De Marokkaan loopt al jaren rechtbank in en rechtbank uit wegens zijn contacten met de Hamburgse terreurcel van Mohammed Atta. In 2003 resulteerde de rechtsgang in een veroordeling door het gerechtshof in Hamburg wegens medeplichtigheid aan moord. Hij kreeg vijftien jaar cel. Dat vonnis werd echter in 2004 vernietigd omdat er te weinig bewijs voor zou zijn geleverd.

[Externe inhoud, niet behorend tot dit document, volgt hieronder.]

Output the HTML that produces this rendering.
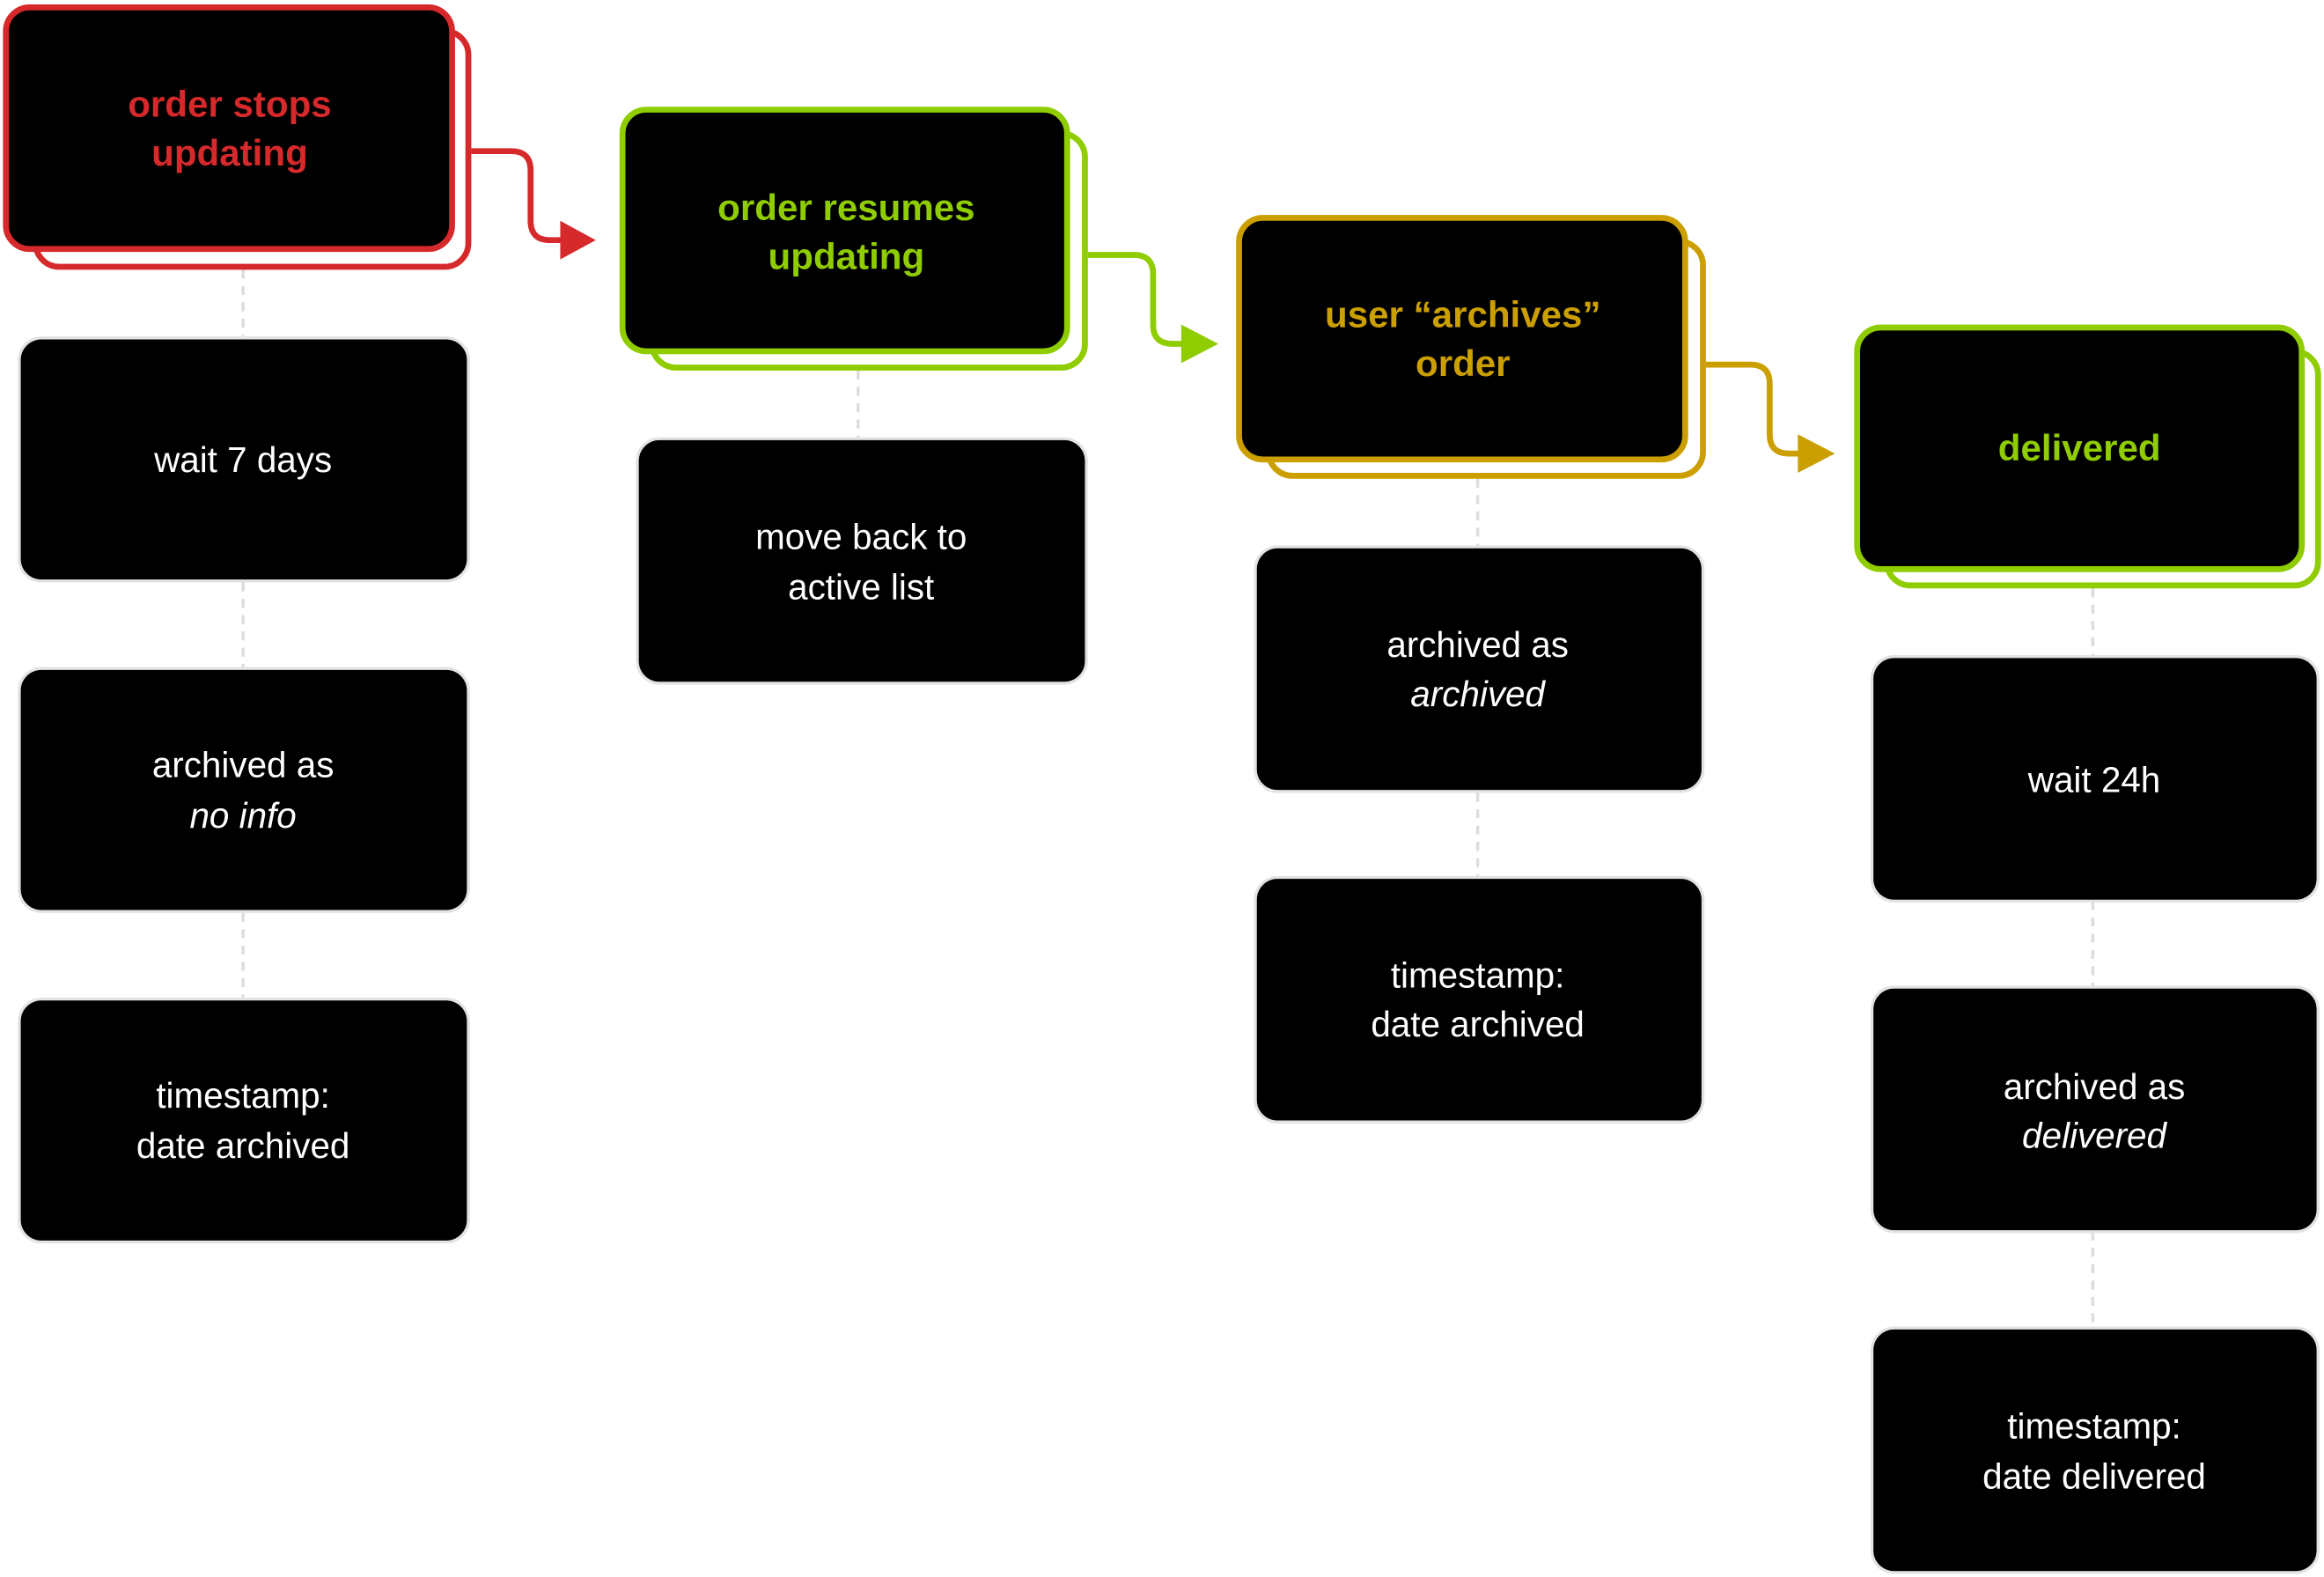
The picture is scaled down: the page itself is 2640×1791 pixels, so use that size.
<!DOCTYPE html>
<html><head><meta charset="utf-8"><style>
html,body{margin:0;padding:0;background:#fff}
svg{display:block}
.t{font-family:"Liberation Sans Narrow","Liberation Sans",sans-serif;font-weight:bold;font-size:25px;text-anchor:middle;dominant-baseline:central}
.b{font-family:"Liberation Sans",sans-serif;font-size:24px;fill:#fff;text-anchor:middle;dominant-baseline:central}
.i{font-style:italic}
.g{fill:#000;stroke:#e3e3e3;stroke-width:2}
.d{stroke:#dcdcdc;stroke-width:2;stroke-dasharray:6 5;fill:none}
</style></head><body>
<svg width="2640" height="1791" viewBox="0 0 1568 1064" preserveAspectRatio="none" xmlns="http://www.w3.org/2000/svg">
<!-- dashes -->
<path class="d" d="M164 182V227M164 393V450M164 616V673M579 250V295M997 323V368M997 535V591M1412 397V442M1412 608V665M1412 831V895"/>

<!-- red -->
<rect x="24" y="21" width="292" height="159" rx="16" fill="#fff" stroke="#d6292b" stroke-width="4"/>
<rect x="4" y="5" width="301" height="163" rx="16" fill="#000" stroke="#d6292b" stroke-width="4"/>
<text class="t" x="155" y="70" fill="#d6292b">order stops</text>
<text class="t" x="155" y="103" fill="#d6292b">updating</text>
<path d="M318 102H345Q358 102 358 115V149Q358 162 371 162H380" fill="none" stroke="#d6292b" stroke-width="4"/>
<polygon points="378,149 402,162 378,175" fill="#d6292b"/>

<rect class="g" x="13" y="228" width="303" height="164" rx="15"/>
<text class="b" x="164" y="310">wait 7 days</text>
<rect class="g" x="13" y="451" width="303" height="164" rx="15"/>
<text class="b" x="164" y="516">archived as</text>
<text class="b i" x="164" y="550">no info</text>
<rect class="g" x="13" y="674" width="303" height="164" rx="15"/>
<text class="b" x="164" y="739">timestamp:</text>
<text class="b" x="164" y="773">date archived</text>

<!-- green 1 -->
<rect x="440" y="90" width="292" height="158" rx="16" fill="#fff" stroke="#8fcc00" stroke-width="4"/>
<rect x="420" y="74" width="300" height="163" rx="16" fill="#000" stroke="#8fcc00" stroke-width="4"/>
<text class="t" x="571" y="140" fill="#8fcc00">order resumes</text>
<text class="t" x="571" y="173" fill="#8fcc00">updating</text>
<path d="M734 172H765Q778 172 778 185V219Q778 232 791 232H798" fill="none" stroke="#8fcc00" stroke-width="4"/>
<polygon points="797,219 822,232 797,245" fill="#8fcc00"/>

<rect class="g" x="430" y="296" width="303" height="165" rx="15"/>
<text class="b" x="581" y="362">move back to</text>
<text class="b" x="581" y="396">active list</text>

<!-- gold -->
<rect x="856" y="163" width="293" height="158" rx="16" fill="#fff" stroke="#cc9f00" stroke-width="4"/>
<rect x="836" y="147" width="301" height="163" rx="16" fill="#000" stroke="#cc9f00" stroke-width="4"/>
<text class="t" x="987" y="212" fill="#cc9f00">user “archives”</text>
<text class="t" x="987" y="245" fill="#cc9f00">order</text>
<path d="M1151 246H1181Q1194 246 1194 259V293Q1194 306 1207 306H1214" fill="none" stroke="#cc9f00" stroke-width="4"/>
<polygon points="1213,293 1238,306 1213,319" fill="#cc9f00"/>

<rect class="g" x="847" y="369" width="302" height="165" rx="15"/>
<text class="b" x="997" y="435">archived as</text>
<text class="b i" x="997" y="468">archived</text>
<rect class="g" x="847" y="592" width="302" height="165" rx="15"/>
<text class="b" x="997" y="658">timestamp:</text>
<text class="b" x="997" y="691">date archived</text>

<!-- delivered -->
<rect x="1273" y="237" width="291" height="158" rx="16" fill="#fff" stroke="#8fcc00" stroke-width="4"/>
<rect x="1253" y="221" width="300" height="163" rx="16" fill="#000" stroke="#8fcc00" stroke-width="4"/>
<text class="t" x="1403" y="302" fill="#8fcc00">delivered</text>

<rect class="g" x="1263" y="443" width="301" height="165" rx="15"/>
<text class="b" x="1413" y="526">wait 24h</text>
<rect class="g" x="1263" y="666" width="301" height="165" rx="15"/>
<text class="b" x="1413" y="733">archived as</text>
<text class="b i" x="1413" y="766">delivered</text>
<rect class="g" x="1263" y="896" width="301" height="165" rx="15"/>
<text class="b" x="1413" y="962">timestamp:</text>
<text class="b" x="1413" y="996">date delivered</text>
</svg>
</body></html>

In een tweede zaak voor het hof in Hamburg achtte de rechter Motassadeq schuldig aan lidmaatschap van een terroristische organisatie, maar niet aan medeplichtigheid aan moord. In augustus 2005 kreeg hij zeven jaar gevangenisstraf opgelegd. In afwachting van de behandeling van het hoger beroep stelden de autoriteiten hem op last van de rechter op vrije voeten. Ondanks een verzoek van het OM om Motassadeq in afwachting van de oplegging van een hogere straf in hechtenis te nemen, blijft hij op vrije voeten.
Het BGH heeft het vonnis van vorig jaar donderdag deels verworpen. Motassadeq zou zich volgens het hof wel degelijk schuldig hebben gemaakt aan medeplichtigheid aan moord. Daarvoor hangt hem een maximumstraf boven het hoofd van vijftien jaar.